About the Presentation

Traditionally, spatial crash analyses are point-, segment-, or zonal-based. The most basic statistical evaluation of crash mapping includes mean center, standard distance, and aggregating crashes based on roadway segments and spatial zones. However, these statistical tools only provide preliminary results. Enhancements over the past 20 years include the utilization of global and local calculations of the Getis-Ord Gi and Moran’s I statistic when evaluating the spatial autocorrelation seen in point-based maps. Segment-based analyses continue to evolve from basic aggregated crash counts to more refined crash densities. And finally, zonal-based analyses continue to evolve by comparing neighboring zones using clustering identification and smoothing crash counts using Bayesian statistics.

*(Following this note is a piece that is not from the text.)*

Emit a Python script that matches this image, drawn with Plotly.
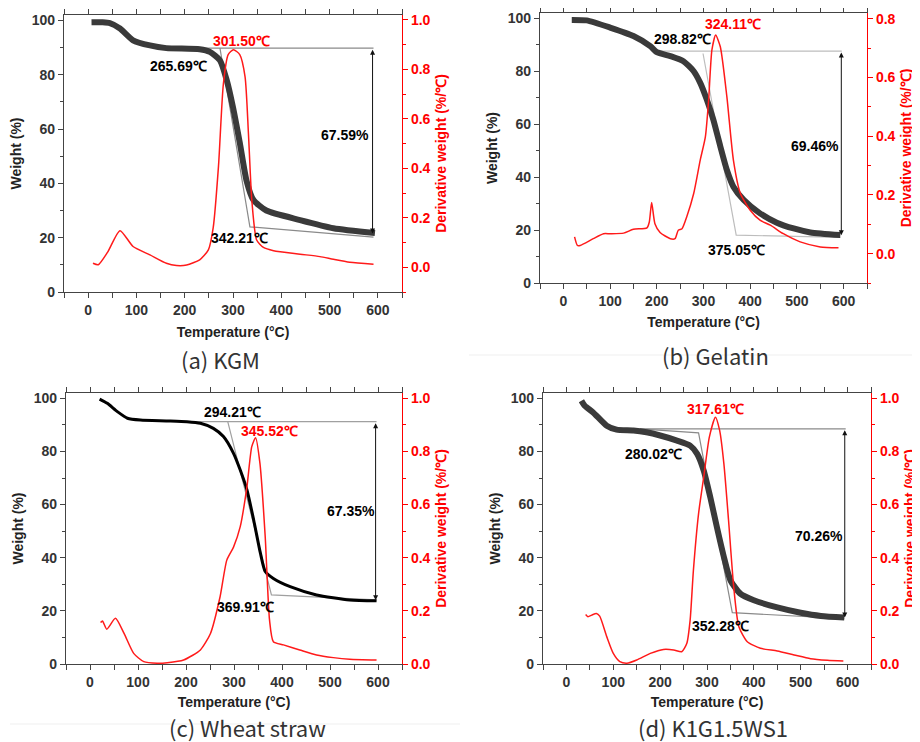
import plotly.graph_objects as go

# ---------------- data ----------------
# (a) KGM
kgm_T = [7, 30, 45, 66, 93, 128, 162, 231, 252, 273, 287, 300, 314, 328, 342, 369, 439, 508, 594]
kgm_W = [99.3, 99.3, 99.0, 97.0, 92.7, 90.8, 89.8, 89.4, 88.4, 85.3, 78, 68, 55, 41, 34, 30, 26.5, 23.5, 21.7]
kgm_dT = [10, 21, 40, 66, 93, 128, 162, 183, 204, 231, 249, 259, 270, 280, 290, 301, 314, 325, 332, 339, 349, 363, 384, 439, 480, 508, 542, 591]
kgm_D = [0.016, 0.010, 0.06, 0.148, 0.084, 0.05, 0.016, 0.007, 0.009, 0.03, 0.07, 0.16, 0.41, 0.74, 0.86, 0.88, 0.86, 0.77, 0.54, 0.27, 0.11, 0.08, 0.067, 0.053, 0.043, 0.032, 0.02, 0.012]
kgm_tan_x = [148, 591, None, 273, 335, 591]
kgm_tan_y = [89.8, 89.8, None, 89.8, 24.0, 20.2]

# (b) Gelatin
gel_T = [18, 50, 100, 150, 186, 200, 229, 257, 279, 293, 307, 321, 336, 350, 364, 386, 421, 457, 493, 529, 593]
gel_W = [99.4, 99.2, 96.5, 93.3, 89.5, 87.2, 85.7, 83.8, 80, 75.6, 69.3, 61.7, 51.6, 42.7, 36.4, 31.4, 26.3, 22.8, 20.6, 19.1, 18.1]
gel_dT = [24, 30, 36, 64, 86, 100, 129, 150, 179, 184, 189, 196, 207, 229, 239, 246, 254, 264, 279, 293, 304, 311, 318, 326, 336, 350, 364, 379, 400, 421, 443, 471, 507, 550, 589]
gel_D = [0.057, 0.028, 0.028, 0.051, 0.068, 0.068, 0.07, 0.083, 0.088, 0.108, 0.174, 0.102, 0.072, 0.051, 0.051, 0.08, 0.085, 0.125, 0.205, 0.319, 0.398, 0.524, 0.694, 0.745, 0.705, 0.535, 0.319, 0.205, 0.148, 0.114, 0.097, 0.068, 0.04, 0.023, 0.02]
gel_tan_x = [200, 596, None, 299, 370, 593]
gel_tan_y = [87.6, 87.6, None, 86.7, 18.1, 17.2]

# (c) Wheat straw
ws_T = [20, 36, 57, 78, 105, 161, 202, 230, 257, 278, 299, 313, 327, 341, 355, 365, 382, 417, 472, 541, 597]
ws_W = [99.7, 98.1, 95, 92.5, 91.8, 91.5, 91.2, 90.6, 88.7, 85.6, 79.3, 73, 65.5, 54.2, 41.7, 34.8, 32.2, 29.1, 26, 24.1, 23.8]
ws_dT = [22, 26, 35, 53, 71, 91, 112, 140, 161, 195, 230, 251, 271, 285, 299, 313, 327, 337, 345, 354, 365, 374, 382, 403, 437, 472, 507, 541, 597]
ws_D = [0.156, 0.162, 0.131, 0.172, 0.115, 0.04, 0.009, 0.003, 0.005, 0.015, 0.053, 0.115, 0.253, 0.391, 0.44, 0.517, 0.668, 0.818, 0.852, 0.756, 0.48, 0.166, 0.084, 0.072, 0.053, 0.034, 0.024, 0.018, 0.015]
ws_tan_x = [216, 597, None, 287, 378, 597]
ws_tan_y = [91.2, 91.2, None, 91.2, 26.0, 24.1]

# (d) K1G1.5WS1
mix_T = [32, 39, 57, 86, 107, 143, 171, 200, 236, 264, 279, 293, 307, 321, 336, 350, 371, 400, 450, 500, 543, 593]
mix_W = [99.1, 97.2, 94.7, 89.7, 88.2, 87.9, 87.2, 86, 84.1, 82.2, 79.1, 72.8, 62.8, 51.6, 40.3, 31.5, 26.5, 24, 21.3, 19.3, 18.1, 17.5]
mix_dT = [41, 46, 54, 64, 71, 86, 100, 114, 129, 150, 179, 207, 229, 246, 257, 264, 271, 282, 293, 305, 318, 327, 336, 346, 357, 368, 386, 414, 450, 486, 521, 557, 591]
mix_D = [0.186, 0.178, 0.184, 0.19, 0.18, 0.103, 0.04, 0.009, 0.003, 0.015, 0.04, 0.055, 0.053, 0.046, 0.078, 0.165, 0.353, 0.566, 0.703, 0.854, 0.929, 0.879, 0.754, 0.541, 0.29, 0.14, 0.084, 0.059, 0.049, 0.034, 0.02, 0.014, 0.011]
mix_tan_x = [157, 596, None, 157, 282, 354, 593]
mix_tan_y = [88.5, 88.5, None, 88.5, 87.0, 19.3, 17.1]

# arrows: (x, top, bottom)
arrows = [(589, 89.8, 21.5), (595, 87.6, 18.0), (595, 91.2, 24.0), (594, 88.5, 17.5)]

# annotation labels: (text, x, y, color)
labels_a = [("301.50℃", 318, 92.6, "red"), ("265.69℃", 187, 83.2, "black"), ("342.21℃", 313, 19.8, "black"), ("67.59%", 532, 57.8, "black")]
labels_b = [("324.11℃", 364, 97.7, "red"), ("298.82℃", 254, 92.3, "black"), ("375.05℃", 371, 12.4, "black"), ("69.46%", 539, 51.6, "black")]
labels_c = [("294.21℃", 297, 94.7, "black"), ("345.52℃", 374, 87.7, "red"), ("369.91℃", 323, 21.6, "black"), ("67.35%", 543, 57.6, "black")]
labels_d = [("317.61℃", 318, 96.1, "red"), ("280.02℃", 186, 79.1, "black"), ("352.28℃", 329, 14.3, "black"), ("70.26%", 539, 48.0, "black")]

captions = ["(a) KGM", "(b) Gelatin", "(c) Wheat straw", "(d) K1G1.5WS1"]
x_ticks = [0, 100, 200, 300, 400, 500, 600]
w_ticks = [0, 20, 40, 60, 80, 100]

# ---------------- layout geometry (page pixels; page has an 8px body margin) ----------------
OFF = 8
W, H = 912, 734


def fx(px):
    return (px - OFF) / W


def fy(py):
    return 1 - (py - OFF) / H


panels = [
    dict(T=kgm_T, Wt=kgm_W, dT=kgm_dT, D=kgm_D, tx=kgm_tan_x, ty=kgm_tan_y, labels=labels_a,
         box=(64, 402, 15, 292), r_range=[-0.1, 1.02], r_max=1.0, tg_color="#3a3a3a", tg_w=6,
         cap=(220, 359), tan_color="#8a8a8a", standoff=10),
    dict(T=gel_T, Wt=gel_W, dT=gel_dT, D=gel_D, tx=gel_tan_x, ty=gel_tan_y, labels=labels_b,
         box=(540, 867, 13, 283), r_range=[-0.1, 0.82], r_max=0.8, tg_color="#3a3a3a", tg_w=6,
         cap=(715, 355), tan_color="#bdbdbd", standoff=9),
    dict(T=ws_T, Wt=ws_W, dT=ws_dT, D=ws_D, tx=ws_tan_x, ty=ws_tan_y, labels=labels_c,
         box=(66, 402, 393, 664), r_range=[0, 1.02], r_max=1.0, tg_color="#000000", tg_w=3,
         cap=(247, 727), tan_color="#a0a0a0", standoff=8),
    dict(T=mix_T, Wt=mix_W, dT=mix_dT, D=mix_D, tx=mix_tan_x, ty=mix_tan_y, labels=labels_d,
         box=(543, 871, 393, 664), r_range=[0, 1.02], r_max=1.0, tg_color="#3a3a3a", tg_w=6,
         cap=(713, 727), tan_color="#8a8a8a", standoff=8),
]

FONT = "Liberation Sans, Arial, sans-serif"
fig = go.Figure()
layout = dict(
    width=W, height=H, margin=dict(l=0, r=0, t=0, b=0),
    paper_bgcolor="white", plot_bgcolor="white", showlegend=False,
    font=dict(family=FONT, color="#222"),
)
annotations = []
shapes = [
    dict(type="line", xref="paper", yref="paper", x0=fx(469), x1=1, y0=fy(355), y1=fy(355),
         line=dict(color="#efefef", width=1)),
    dict(type="line", xref="paper", yref="paper", x0=fx(10), x1=fx(460), y0=fy(724), y1=fy(724),
         line=dict(color="#efefef", width=1)),
]
tickfont_dark = dict(family=FONT, size=14, color="#333")
tickfont_red = dict(family=FONT, size=14, color="red")

for i, p in enumerate(panels):
    n = i + 1
    xk = "x" if n == 1 else f"x{n}"
    yl_i = 2 * i + 1
    yr_i = 2 * i + 2
    ylk = "y" if yl_i == 1 else f"y{yl_i}"
    yrk = f"y{yr_i}"
    x0, x1, y0, y1 = p["box"]
    xdom = [fx(x0), fx(x1)]
    ydom = [fy(y1), fy(y0)]

    # tangent lines
    fig.add_trace(go.Scatter(x=p["tx"], y=p["ty"], mode="lines", line=dict(color=p["tan_color"], width=1.2),
                             xaxis=xk, yaxis=ylk, hoverinfo="skip"))
    # TG
    fig.add_trace(go.Scatter(x=p["T"], y=p["Wt"], mode="lines",
                             line=dict(color=p["tg_color"], width=p["tg_w"], shape="spline", smoothing=0.6),
                             xaxis=xk, yaxis=ylk))
    # DTG
    fig.add_trace(go.Scatter(x=p["dT"], y=p["D"], mode="lines",
                             line=dict(color="#ff1a1a", width=1.5, shape="spline", smoothing=0.6),
                             xaxis=xk, yaxis=yrk))

    layout["xaxis" if n == 1 else f"xaxis{n}"] = dict(
        domain=xdom, anchor=ylk, range=[-50, 650], tickvals=x_ticks,
        ticktext=[f"<b>{v}</b>" for v in x_ticks], ticks="outside", ticklen=5,
        tickwidth=1, tickcolor="#444", linecolor="#444", linewidth=1.2, showline=True, mirror="allticks",
        showgrid=False, zeroline=False, tickfont=tickfont_dark,
        minor=dict(dtick=50, tick0=0, ticks="outside", ticklen=3, tickcolor="#444"),
        title=dict(text="<b>Temperature (°C)</b>", font=dict(size=14, color="#222"), standoff=p["standoff"]),
        automargin=False,
    )
    layout["yaxis" if yl_i == 1 else f"yaxis{yl_i}"] = dict(
        domain=ydom, anchor=xk, range=[0, 102], tickvals=w_ticks,
        ticktext=[f"<b>{v}</b>" for v in w_ticks], ticks="outside",
        ticklen=5, tickwidth=1, tickcolor="#444", linecolor="#444", linewidth=1.2, showline=True,
        showgrid=False, zeroline=False, tickfont=tickfont_dark,
        minor=dict(dtick=10, tick0=0, ticks="outside", ticklen=3, tickcolor="#444"),
        title=dict(text="<b>Weight (%)</b>", font=dict(size=14, color="#222"), standoff=6),
        automargin=False,
    )
    rt = [round(v * 0.2, 1) for v in range(0, 6) if v * 0.2 <= p["r_max"] + 1e-9]
    layout[f"yaxis{yr_i}"] = dict(
        overlaying=ylk, anchor=xk, side="right", range=p["r_range"], tickvals=rt,
        ticktext=[f"<b>{v:.1f}</b>" for v in rt], ticks="outside", ticklen=5, tickwidth=1, tickcolor="red",
        linecolor="red", linewidth=1.2, showline=True, showgrid=False, zeroline=False,
        tickfont=tickfont_red,
        minor=dict(dtick=0.1, tick0=0, ticks="outside", ticklen=3, tickcolor="red"),
        title=dict(text="<b>Derivative weight (%/℃)</b>", font=dict(size=14, color="red"), standoff=6),
        automargin=False,
    )

    # double-headed arrow
    ax_x, a_top, a_bot = arrows[i]
    annotations.append(dict(x=ax_x, y=a_bot, ax=ax_x, ay=a_top, xref=xk, yref=ylk, axref=xk, ayref=ylk,
                            text="", showarrow=True, arrowhead=2, startarrowhead=2, arrowside="end+start",
                            arrowsize=1, arrowwidth=1, arrowcolor="#111", standoff=0, startstandoff=0))
    # text labels
    for txt, lx, ly, col in p["labels"]:
        annotations.append(dict(x=lx, y=ly, xref=xk, yref=ylk, text=f"<b>{txt}</b>", showarrow=False,
                                xanchor="center", yanchor="middle",
                                font=dict(size=14, color=col, family=FONT)))
    # caption
    cx, cy = p["cap"]
    annotations.append(dict(x=fx(cx), y=fy(cy), xref="paper", yref="paper", text=captions[i],
                            showarrow=False, xanchor="center", yanchor="middle",
                            font=dict(size=22, color="#333", family="Noto Sans CJK SC, Noto Sans, sans-serif")))

layout["annotations"] = annotations
layout["shapes"] = shapes
fig.update_layout(**layout)
fig.write_html("out.html")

This seminar reviewed the proposed future of crash mapping, which uses increasing computer power along with improvements in crash location technologies. The synergy of these efforts will allow for the identification of high-risk crash areas. The improvements in crash areas will occur by the interpolation of clustered crashes, the identification of the spatial relationships of environmental impacts, and the factors that cause movements within the predicted areas.

About the Speaker

William Schneider

William Schneider is an assistant professor of civil engineering at the University of Akron. His research interests include transportation air quality, ITS data management, and the impacts of geometric design on safety and operations. Prior to joining the University of Akron, Schneider spent more than two years at the Texas Transportation Institute, where he worked on the following projects: developing predictive models for estimating speeds of vehicles traveling in urban right-turn lanes, incorporating safety in the highway design process, work-zone speed compliance and safety, and more.